Isn't she soo pretty?! There's a few more at the Burnaby one! Go snatch a few up! 

& the female doesn't really seem like a VTDT so I'm hoping I'd get at least deltas or something if I spawn them.

But all the female DT's over at IPU were amaaaaazing. Tons of cellophanes, etc. Hope you find some you like!


----------



## Wisperian (Nov 6, 2010)

So.... I got 3 more bettas today!

I FINALLY FINALLY FINALLY got an opaque pair! & I also picked up a cellophone boy 





































& just a new one of my yellow boy


----------



## GuppyFan (Jan 3, 2011)

Great fish you have there! The fish with the double transparent tail is my favourite.


----------



## Diztrbd1 (Apr 21, 2010)

nice Betta's.....should join the Betta group:
http://www.bcaquaria.com/forum/groups/betta-community-5/


----------



## Sanka101 (Dec 15, 2010)

Wow beautiful Bettas!
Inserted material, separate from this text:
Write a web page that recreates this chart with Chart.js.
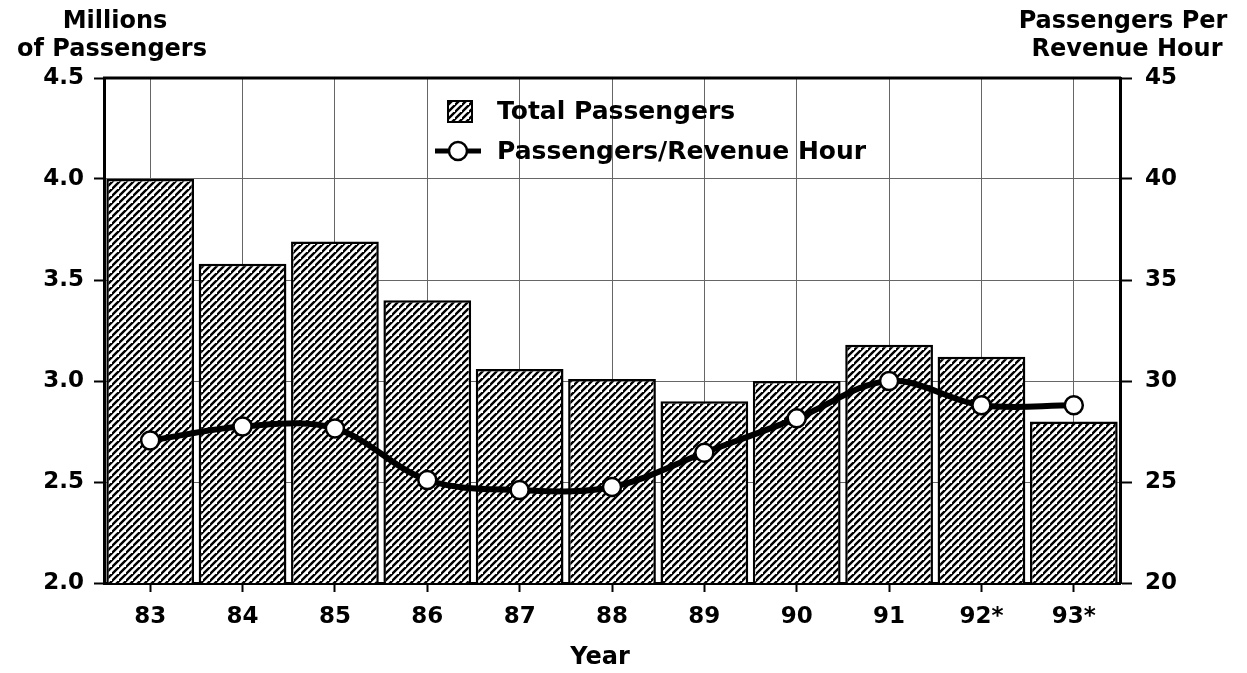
<!DOCTYPE html>
<html>
<head>
<meta charset="utf-8">
<script src="https://cdn.jsdelivr.net/npm/chart.js@4"></script>
<style>
  html, body { margin: 0; padding: 0; background: #fff; }
  #wrap { width: 1247px; height: 673px; }
</style>
</head>
<body>
<div id="wrap"><canvas id="chart" width="1247" height="673"></canvas></div>
<script>
// data
var years = ['83', '84', '85', '86', '87', '88', '89', '90', '91', '92*', '93*'];
var totalPassengers = [4.0, 3.58, 3.69, 3.4, 3.06, 3.01, 2.9, 3.0, 3.18, 3.12, 2.8];
var passPerHour = [27.05, 27.75, 27.65, 25.1, 24.6, 24.75, 26.45, 28.15, 30.0, 28.8, 28.8];
var leftTicks = [2.0, 2.5, 3.0, 3.5, 4.0, 4.5];
var rightTicks = [20, 25, 30, 35, 40, 45];

var FONT = 'DejaVu Sans';

// diagonal hatch fill like the printed bars
function makeHatch() {
  var n = 7;
  var c = document.createElement('canvas');
  c.width = n; c.height = n;
  var g = c.getContext('2d');
  g.fillStyle = '#fff';
  g.fillRect(0, 0, n, n);
  g.strokeStyle = '#000';
  g.lineWidth = 2.4;
  g.beginPath();
  g.moveTo(-1, n + 1); g.lineTo(n + 1, -1);
  g.moveTo(-n - 1, n + 1); g.lineTo(1, -1);
  g.moveTo(n - 1, 2 * n + 1); g.lineTo(2 * n + 1, n - 1);
  g.stroke();
  return g.createPattern(c, 'repeat');
}
var hatch = makeHatch();

var gridColor = '#666';

// frame, axis titles and legend drawn on top
var extras = {
  id: 'extras',
  afterDraw: function(chart) {
    var ctx = chart.ctx;
    var a = chart.chartArea;
    ctx.save();
    ctx.strokeStyle = '#000';
    ctx.lineWidth = 3;
    ctx.beginPath();
    ctx.moveTo(a.left - 1, a.top);
    ctx.lineTo(a.right + 1, a.top);
    ctx.stroke();

    ctx.fillStyle = '#000';
    ctx.textAlign = 'center';
    ctx.textBaseline = 'middle';
    ctx.font = 'bold 24px "' + FONT + '"';
    ctx.fillText('Millions', 115, 22);
    ctx.fillText('of Passengers', 112, 50);
    ctx.fillText('Passengers Per', 1123, 22);
    ctx.fillText('Revenue Hour', 1127, 50);
    ctx.fillText('Year', 600, 658);

    // legend
    ctx.fillStyle = hatch;
    ctx.fillRect(448, 101, 24, 21);
    ctx.lineWidth = 2;
    ctx.strokeRect(448, 101, 24, 21);
    ctx.beginPath();
    ctx.lineWidth = 5;
    ctx.moveTo(435, 151);
    ctx.lineTo(481, 151);
    ctx.stroke();
    ctx.beginPath();
    ctx.arc(458, 151, 9, 0, Math.PI * 2);
    ctx.fillStyle = '#fff';
    ctx.fill();
    ctx.lineWidth = 2.5;
    ctx.stroke();
    ctx.fillStyle = '#000';
    ctx.textAlign = 'left';
    ctx.font = 'bold 25px "' + FONT + '"';
    ctx.fillText('Total Passengers', 497, 112);
    ctx.fillText('Passengers/Revenue Hour', 497, 152);
    ctx.restore();
  }
};

var ctx = document.getElementById('chart');
var myChart = new Chart(ctx, {
  data: {
    labels: years,
    datasets: [
      {
        type: 'line',
        label: 'Passengers/Revenue Hour',
        data: passPerHour,
        yAxisID: 'yRight',
        borderColor: '#000',
        borderWidth: 6,
        tension: 0.35,
        pointRadius: 9,
        pointBackgroundColor: '#fff',
        pointBorderColor: '#000',
        pointBorderWidth: 2.5,
        order: 0
      },
      {
        type: 'bar',
        label: 'Total Passengers',
        data: totalPassengers,
        yAxisID: 'y',
        backgroundColor: hatch,
        borderColor: '#000',
        borderWidth: 2.5,
        borderSkipped: false,
        barPercentage: 0.95,
        categoryPercentage: 1.0,
        order: 1
      }
    ]
  },
  options: {
    responsive: false,
    animation: false,
    layout: { padding: { top: 78, left: 0, right: 0, bottom: 0 } },
    plugins: {
      legend: { display: false },
      tooltip: { enabled: false }
    },
    scales: {
      x: {
        offset: true,
        grid: {
          offset: false,
          color: gridColor,
          lineWidth: 1,
          tickLength: 9,
          tickColor: '#000',
          tickWidth: 2
        },
        border: { color: '#000', width: 3 },
        ticks: {
          color: '#000',
          padding: 11,
          font: { family: FONT, size: 23, weight: 'bold' }
        },
        afterFit: function(s) { s.height = 90; }
      },
      y: {
        position: 'left',
        min: 2.0,
        max: 4.5,
        afterBuildTicks: function(s) { s.ticks = leftTicks.map(v => ({ value: v })); },
        grid: {
          color: gridColor,
          lineWidth: 1,
          tickLength: 10,
          tickColor: '#000',
          tickWidth: 2
        },
        border: { color: '#000', width: 3 },
        ticks: {
          color: '#000',
          padding: 10,
          callback: v => v.toFixed(1),
          font: { family: FONT, size: 23, weight: 'bold' }
        },
        afterFit: function(s) { s.width = 104; }
      },
      yRight: {
        position: 'right',
        min: 20,
        max: 45,
        afterBuildTicks: function(s) { s.ticks = rightTicks.map(v => ({ value: v })); },
        grid: {
          drawOnChartArea: false,
          tickLength: 12,
          tickColor: '#000',
          tickWidth: 2
        },
        border: { color: '#000', width: 3 },
        ticks: {
          color: '#000',
          padding: 13,
          font: { family: FONT, size: 23, weight: 'bold' }
        },
        afterFit: function(s) { s.width = 127; }
      }
    }
  },
  plugins: [extras]
});
</script>
</body>
</html>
Super jelous, I have 3 boys right now, either from pet shops or rescues (one was left on my door step) and will be getting a sib pair maybe trio in feb. (one of three is pet only) from athena =]. Are you planning on breeding? Im hoping to but im looking for some nice stock, and i think athenas bettas will be a perfect start! Nice to see some other betta crazies on here, cant wait to see the next bettas you get next ;]


----------